This novel centers around two tragic New York City disasters: the Triangle Shirtwaist Factory Fire in 1911, and September 11, 2001. Up until September 11, the Triangle fire was the worst workplace disaster in New York City history. Over 140 workers were killed (mostly women) in a fire that swept through the garment factory's 8th floor. Many of them leapt to their deaths when they couldn't escape the flames.
So…this novel deals with two women who were each touched by these tragedies: Clara and Taryn. Clara worked at the Triangle factory as a nurse and escaped the fire, only to witness the horror of watching a man she loved jump to his death. She's decided she can't stay in New York City, so she's taken a job as a nurse on Ellis Island, caring for sick immigrants who aren't allowed into New York City until they are well enough to leave quarantine. She has been on the island for months and won't leave.

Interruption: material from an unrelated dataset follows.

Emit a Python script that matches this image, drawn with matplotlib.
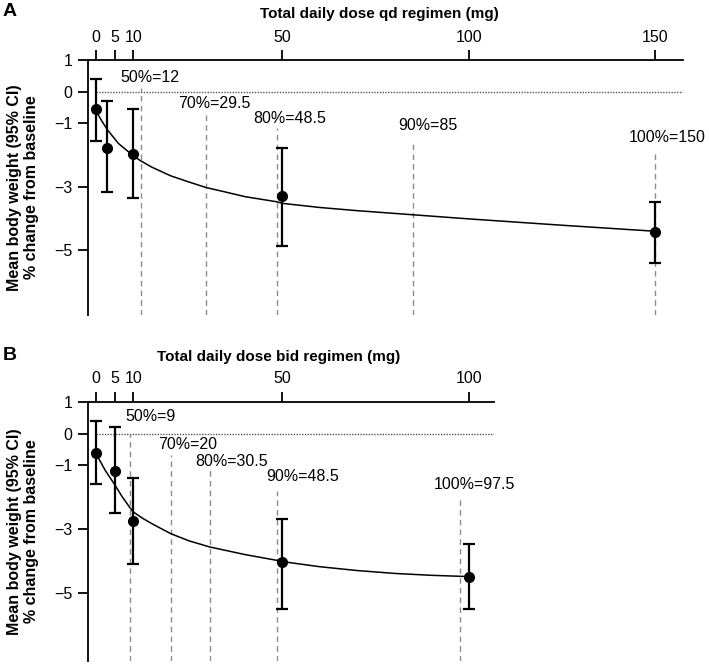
import matplotlib.pyplot as plt

plt.rcParams["font.family"] = ["Liberation Sans", "DejaVu Sans"]

# Panel A - qd regimen
qd_dose = [0, 3, 10, 50, 150]
qd_mean = [-0.55, -1.77, -1.96, -3.30, -4.43]
qd_lo = [-1.55, -3.15, -3.34, -4.86, -5.39]
qd_hi = [0.39, -0.30, -0.55, -1.76, -3.47]
qd_curve_x = [0, 1.5, 3, 6, 10, 12, 15, 20, 25, 29.5, 35, 40, 48.5, 50, 60, 70, 85, 100,
              125, 150]
qd_curve_y = [-0.61, -0.91, -1.19, -1.63, -2.02, -2.18, -2.38, -2.65, -2.85, -3.02,
              -3.17, -3.31, -3.47, -3.52, -3.65, -3.75, -3.88, -4.01, -4.21, -4.40]
qd_pct = ["50%", "70%", "80%", "90%", "100%"]
qd_ed = [12, 29.5, 48.5, 85, 150]
qd_ed_text = ["12", "29.5", "48.5", "85", "150"]
qd_ticks = [0, 5, 10, 50, 100, 150]

# Panel B - bid regimen
bid_dose = [0, 5, 10, 50, 100]
bid_mean = [-0.60, -1.16, -2.76, -4.03, -4.49]
bid_lo = [-1.57, -2.50, -4.11, -5.50, -5.50]
bid_hi = [0.40, 0.21, -1.40, -2.67, -3.46]
bid_curve_x = [0, 2.5, 5, 7, 9, 10, 12.5, 15, 20, 25, 30.5, 40, 48.5, 50, 60, 70, 80,
               90, 100]
bid_curve_y = [-0.63, -1.16, -1.60, -1.98, -2.31, -2.46, -2.66, -2.83, -3.14, -3.37,
               -3.56, -3.80, -3.98, -4.02, -4.18, -4.30, -4.39, -4.45, -4.49]
bid_pct = ["50%", "70%", "80%", "90%", "100%"]
bid_ed = [9, 20, 30.5, 48.5, 97.5]
bid_ed_text = ["9", "20", "30.5", "48.5", "97.5"]
bid_ticks = [0, 5, 10, 50, 100]

yticks = [1, 0, -1, -3, -5]

fig = plt.figure(figsize=(7.09, 6.64), dpi=100)
axA = fig.add_axes([88 / 709, 1 - 315 / 664, 595 / 709, 255 / 664])
axB = fig.add_axes([88 / 709, 1 - 660.7 / 664, 406 / 709, 259 / 664])


def draw(ax, dose, mean, lo, hi, cx, cy, pct, ed, ed_text, ticks, xmax, ymin,
         line_top, lab_x, lab_y, xlabel, xlab_pos, letter, letter_y):
    ax.set_xlim(-2.14, xmax)
    ax.set_ylim(ymin, 1.0)

    # reference lines
    ax.hlines(0, 0, xmax, colors="#555555", linestyles=(0, (1, 1)), lw=1, zorder=1)
    for e, top in zip(ed, line_top):
        ax.vlines(e, ymin, top, colors="#8c8c8c", linestyles=(0, (4, 3)), lw=1, zorder=1)
    for p, t, x, y in zip(pct, ed_text, lab_x, lab_y):
        ax.text(x, y, p + "=" + t, ha="center", va="center", fontsize=11.5)

    # model curve and observed means
    ax.plot(cx, cy, color="black", lw=1.1, zorder=2)
    err = [[m - l for m, l in zip(mean, lo)], [h - m for m, h in zip(mean, hi)]]
    ax.errorbar(dose, mean, yerr=err, fmt="o", color="black", ms=7, capsize=4.5,
                elinewidth=1.6, capthick=1.6, zorder=3)

    ax.spines["right"].set_visible(False)
    ax.spines["bottom"].set_visible(False)
    ax.spines["top"].set_linewidth(1.3)
    ax.spines["left"].set_linewidth(1.3)
    ax.xaxis.tick_top()
    ax.set_xticks(ticks)
    ax.set_yticks(yticks)
    ax.set_yticklabels([str(v).replace("-", "\u2212") for v in yticks])
    ax.tick_params(axis="both", direction="out", length=7.5, width=1.3,
                   labelsize=11.5, pad=3.5)

    ax.xaxis.set_label_position("top")
    ax.set_xlabel(xlabel, fontsize=11, fontweight="bold")
    ax.xaxis.set_label_coords(xlab_pos[0], xlab_pos[1])
    ax.set_ylabel("Mean body weight (95% CI)\n% change from baseline",
                  fontsize=11.5, fontweight="bold", linespacing=1.2)
    ax.yaxis.set_label_coords(-49 / (ax.get_position().width * 709), 0.5)

    fig.text(3 / 709, 1 - letter_y / 664, letter, fontsize=14, fontweight="bold",
             ha="left", va="bottom")


draw(axA, qd_dose, qd_mean, qd_lo, qd_hi, qd_curve_x, qd_curve_y, qd_pct, qd_ed,
     qd_ed_text, qd_ticks, 157.4, -7.04,
     [0.11, -0.71, -1.15, -1.52, -1.87],
     [14.5, 31.6, 52.0, 89.0, 153.1],
     [0.45, -0.36, -0.83, -1.08, -1.43],
     "Total daily dose qd regimen (mg)", (0.49, 1.165), "A", 20)

draw(axB, bid_dose, bid_mean, bid_lo, bid_hi, bid_curve_x, bid_curve_y, bid_pct, bid_ed,
     bid_ed_text, bid_ticks, 106.7, -7.13,
     [0.0, -0.66, -1.06, -1.81, -1.99],
     [14.7, 24.7, 36.3, 55.4, 101.5],
     [0.55, -0.35, -0.87, -1.34, -1.60],
     "Total daily dose bid regimen (mg)", (0.47, 1.157), "B", 364)

fig.savefig("out.png", dpi=100)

Taryn, in 2011, is a widow and mother who works in a fabric store that customizes in working with old fabrics. She lost her husband on September 11. Now the 10th anniversary is coming up, and a long lost photo of Taryn and a man standing outside, watching in horror as the first tower comes down is republished in the paper. Taryn was wearing a peculiar scarf that day; it had marigolds on it. That scarf is first found in Clara's story; she befriends Andrew, an immigrant who's been forced into quarantine because he's been exposed to scarlet fever on his ship. This scarlet fever also killed his new wife, and the scarf was hers. Andrew keeps it with him and Clara soon finds in Andrew a kindred spirit: both are mourning love lost, and what could have been.
There's lots more to this story, but if I tell anymore I'll give too much away. Suffice it to say it's a novel about grieving, and making choices that will either expose a painful truth or keep it quiet for the sake of love. It's about allowing yourself to grieve, but moving forward and facing the survivor's guilt that sometimes happens when a loved one dies and you survive.
You'll find Clara's story much more compelling than Taryn's, and it takes up most of the novel. These two women are bound by many things, even though their stories are 100 years apart. It's a novel that at first is good, but gets better. It's a book that I kept thinking about long after turning the last page.
Rating: 7/10 for feeding my never-ending obsession with the Triangle Fire, and bringing two stories together at the end in a satisfying conclusion. You may find Clara a bit annoying after awhile, but hang in there--you'll like her!
Available in paperback and e-book.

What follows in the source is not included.